A 30-year-old Sunnyvale woman is in isolation at Stanford Hospital with an active case of multi-drug resistant tuberculosis.
She was infectious when she flew into San Francisco International Airport around Dec. 13, returning from her travels abroad and also when she sat in the waiting room of the Emergency Department at Stanford Hospital several days later, Santa Clara County Health Officer Marty Fenstersheib said.
The woman flew from New Delhi to Chicago, and 44 people sitting near her have been contacted by the Centers for Disease Control and Prevention, Fenstersheib said Thursday.

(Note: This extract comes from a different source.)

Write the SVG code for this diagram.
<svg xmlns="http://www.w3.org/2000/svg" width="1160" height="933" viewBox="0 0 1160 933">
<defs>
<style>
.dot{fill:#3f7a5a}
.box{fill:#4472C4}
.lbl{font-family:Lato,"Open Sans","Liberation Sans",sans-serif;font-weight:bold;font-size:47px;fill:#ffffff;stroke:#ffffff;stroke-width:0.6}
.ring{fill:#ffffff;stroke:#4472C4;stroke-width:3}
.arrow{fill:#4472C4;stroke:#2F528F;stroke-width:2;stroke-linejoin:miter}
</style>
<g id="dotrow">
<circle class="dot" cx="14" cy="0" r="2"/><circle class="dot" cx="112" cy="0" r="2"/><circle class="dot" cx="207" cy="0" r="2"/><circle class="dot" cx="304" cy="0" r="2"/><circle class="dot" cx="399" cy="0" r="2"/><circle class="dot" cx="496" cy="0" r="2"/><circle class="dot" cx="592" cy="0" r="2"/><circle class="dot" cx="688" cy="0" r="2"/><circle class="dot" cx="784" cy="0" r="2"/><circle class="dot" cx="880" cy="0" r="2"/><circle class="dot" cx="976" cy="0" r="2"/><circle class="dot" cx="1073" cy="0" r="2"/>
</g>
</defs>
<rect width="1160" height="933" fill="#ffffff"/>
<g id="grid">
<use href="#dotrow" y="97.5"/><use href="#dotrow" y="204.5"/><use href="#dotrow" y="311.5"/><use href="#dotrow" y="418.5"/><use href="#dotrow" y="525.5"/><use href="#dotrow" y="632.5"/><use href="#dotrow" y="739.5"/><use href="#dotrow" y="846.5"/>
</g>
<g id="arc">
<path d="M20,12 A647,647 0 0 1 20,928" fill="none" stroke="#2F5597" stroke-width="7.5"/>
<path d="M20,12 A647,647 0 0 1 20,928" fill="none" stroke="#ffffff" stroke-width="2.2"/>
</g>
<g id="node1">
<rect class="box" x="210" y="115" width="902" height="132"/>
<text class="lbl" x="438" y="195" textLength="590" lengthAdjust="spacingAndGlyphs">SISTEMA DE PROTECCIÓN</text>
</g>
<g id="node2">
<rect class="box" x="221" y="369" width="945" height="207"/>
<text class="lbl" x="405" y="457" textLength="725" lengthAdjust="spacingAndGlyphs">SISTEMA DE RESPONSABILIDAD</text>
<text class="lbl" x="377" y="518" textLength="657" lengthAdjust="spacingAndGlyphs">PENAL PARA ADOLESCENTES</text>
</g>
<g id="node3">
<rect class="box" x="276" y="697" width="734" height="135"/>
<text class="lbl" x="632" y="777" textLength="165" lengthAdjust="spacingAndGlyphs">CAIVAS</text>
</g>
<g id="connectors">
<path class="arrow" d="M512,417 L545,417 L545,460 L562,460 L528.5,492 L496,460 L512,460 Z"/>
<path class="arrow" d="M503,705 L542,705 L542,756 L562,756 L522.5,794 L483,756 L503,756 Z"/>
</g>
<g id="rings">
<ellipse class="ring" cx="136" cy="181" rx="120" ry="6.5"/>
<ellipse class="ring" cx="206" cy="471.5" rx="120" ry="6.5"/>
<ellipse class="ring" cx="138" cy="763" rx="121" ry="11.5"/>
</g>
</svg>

The 44 people were found in 16 states and will be followed by local health authorities, he said.
He said he does not know where she acquired tuberculosis (TB), but she had been receiving treatment abroad, Fenstersheib said.
Officials have also contacted the "very small" number of people in the emergency room and they are being offered tests and treatment if necessary, hospital spokeswoman Shelley Hebert said.
But, she emphasized that only a few people were exposed.
"If people were treated at the emergency room recently and have not been contacted, they have not been exposed," Hebert said. "It's important to know that this patient's condition is not dangerous to the public."
Fenstersheib said the woman was not feeling well enough to go anywhere else after she returned home.
TB is a bacterial infection that attacks the respiratory system. Victims cough violently, sometimes coughing up blood, and have chest pain, fever, chills and weight loss. TB is spread through fluid by sneezing, coughing or talking.
According to World Health Organization guidelines, travelers only need to be notified if they are on a flight longer than eight hours with someone who has active TB.
TB is only contagious if the individual has active symptoms. Many people worldwide carry the bacteria in their bodies but are not contagious, a condition known as "latent" TB. Fenstersheib said the disease has a 10-week incubation period, so those infected won't know for sure until February or March if they have the disease.
Multidrug-resistant TB is a form of the bacteria that is no longer incapacitated by some antibiotics.
It can still be treated, however, Fenstersheib said.
"Treatment may take a lot longer, and the drugs may have some additional side effects," he said.
Someone who is otherwise healthy is likely to survive, he said.
The woman is being kept in a single-bed room and all health care workers are using protective equipment, county Public Health Department spokeswoman Joy Alexiou said. She cannot have any visitors.
Hebert said she is receiving treatment and will be kept in the hospital until it is safe to release her, which could take until mid-January.
Santa Clara County had two cases of multidrug-resistant TB within the last year, although neither person traveled abroad, Fenstersheib said.
If necessary, CDC spokeswoman Shelly Biaz said officials can place an infected person on a "do not-fly" list to prevent them from leaving the country.
She said cases of multidrug-resistant TB rates are holding steady at 1 percent of the approximately 14,000 annual cases in the U.S.
An even deadlier form the disease, extremely drug resistant TB, has emerged also, she said.
The woman had been diagnosed with the disease before returning to the United States and was taking drugs for it, Fenstersheib has said.
If someone develops active TB abroad, they should seek local medical attention, although no laws prevent them from flying home, he said.
"We really don't want people traveling with infectious TB," Fenstersheib said.